Label propagation is a graph-based semi-supervised method for generating pseudo-labels of unlabeled data based on given anchors [25, 26, 27]. Compared with the nearest-neighbor strategy that does not take the data manifold into account, label propagation methods can propagate labels from labeled anchors to unlabeled samples through a graph characterizing the manifold of the noisy dataset. For example, the method in [28] uses an affinity matrix to derive an approximate $k$-NN graph, through which it performs label propagation for a large-scale diffusion task. Iscen et al. [26] proposed a transductive label propagation method to make label predictions by using i) a nearest-neighbor graph, ii) conjugate gradient based label propagation, and iii) a loss weighted by label certainty. Moreover, Bontonou et al. [29] proposed a graph smoothness loss, maximizing the distance between samples of different classes, to derive better feature and manifold representations for classification purpose. This loss increases the robustness of a learning model against noisy training inputs, though its performance is still similar to that of cross-entropy because only distances between instances in different classes are considered.

Fig. 2 illustrates the framework of the proposed method for label correction. Let $d_{i}=(x_{i},y_{i})\in\mathcal{D}$ denote a sample-label pair from a data collection $(\mathcal{X},\mathcal{Y})$, where $\mathcal{D}=\{d_{i}\}$ is the source noisy dataset. Our ensemble learning scheme aims to split $\mathcal{D}$ into $M$ disjoint subsets, namely $\mathcal{S}_{m}$ for $m=1,\dots,M$, for training $M$ ensemble branches. During the training, our method first trains $M$ classifiers $\Phi_{m}$ with parameter $\theta_{m}$, through the $M$ ensemble branches, independently on the $M$ disjoint subsets $\mathcal{S}_{m}$ derived by our data splitting strategy. Second, by feeding all training samples $x_{i}$ into each classifier, we extract totally $M$ different feature vector sets, each of which can be used to derive one graph representation of the data manifold of training dataset $\mathcal{X}=\{x_{i}\}$. Third, for given the $m$-th partial-label set $(x^{m}_{j},y^{m}_{j})\in\mathcal{S}_{m}$ where only labels $y^{m}_{j}$ belonging to $\mathcal{S}_{m}$ are available, we construct its graph representation and use the graph to predict the label correction suggestions through label propagation for all data samples in the remaining $M-1$ partial-label sets. As a result, we use the $M$ partial-label sets to predict totally $M\times M$ label correction suggestions based on the $M$ graphs derived in the second step. Fourth, based on the corrected labels $\hat{y}^{m}_{l}\in\hat{\mathcal{Y}}_{m}$ and the $M$ sample-correction sets $\{(x^{m}_{l},\hat{y}^{m}_{l})\,|\,\forall x^{m}_{l}\in\mathcal{S}_{m}\}$ obtained in the $l$-th training epoch, we generate another $M\times M$ label propagation suggestions. Finally, we derive the most likely correction result $\bar{\mathcal{Y}}=\{\bar{y}_{i}\}$ from the total $2\times M^{2}$ label correction suggestions via a majority decision.

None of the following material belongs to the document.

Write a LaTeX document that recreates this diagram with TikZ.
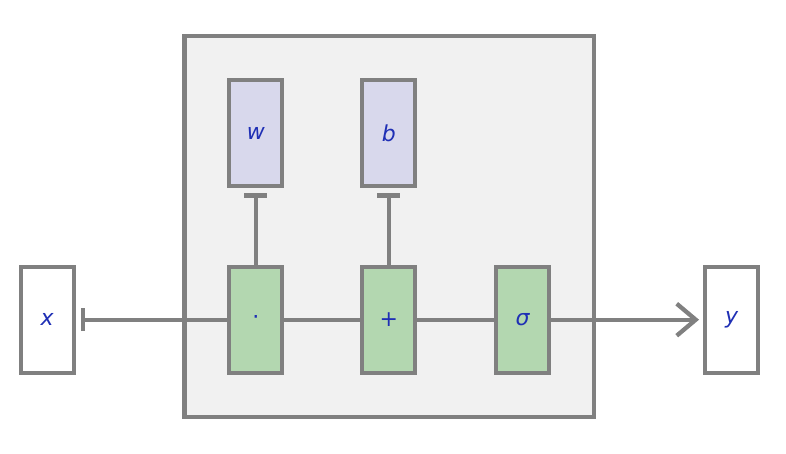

Specifically, based on the assumption that real-world noisy labels (e.g., obtained via crowd-sourcing) tend to be locally concentrated near decision borders, we devise a data splitting strategy to partition the noisy source dataset $\mathcal{D}$ into $M$ disjoint subsets $\mathcal{S}_{m}$, each being the training set for one ensemble branch. In this way, $S_{m}$ is expected to retain the shapes of $k$ randomly-selected local neighborhoods, no matter noisy or not, as well as ensemble a random subset of $x_{i}\in\mathcal{X}$. Therefore, by taking a majority decision on the approximate manifolds learned by the $M$ sub-networks, the local influences brought by noisy samples can be mitigated. Finally, the noisy label branch in our design is trained on the whole original dataset $\mathcal{D}$ to derive the feature vectors of all $x_{i}$. Meanwhile, the corrected label branch is trained based on corrected labels, i.e., $(\mathcal{X},\bar{\mathcal{Y}})$, obtained after the l-th training epoch, and it is the only branch used for deployment.

Our key idea is to restrict the influence of any group of locally-concentrated noisy labels to only a minority of sub-networks via our local-patch-based data slitting strategy. As a result, most ensemble branches can learn their own relatively correct approximations of the data manifold around the noisy local patch, so that a suitable label correction result can be yielded by majority decision, accordingly. Also, no matter label noise is locally-concentrated or uniformly distributed in the data space, it can be effectively mitigated by the proposed ensemble method. Overall, each training epoch of our method can be divided into three phases, as will be elaborated in Sec. III-B–III-D.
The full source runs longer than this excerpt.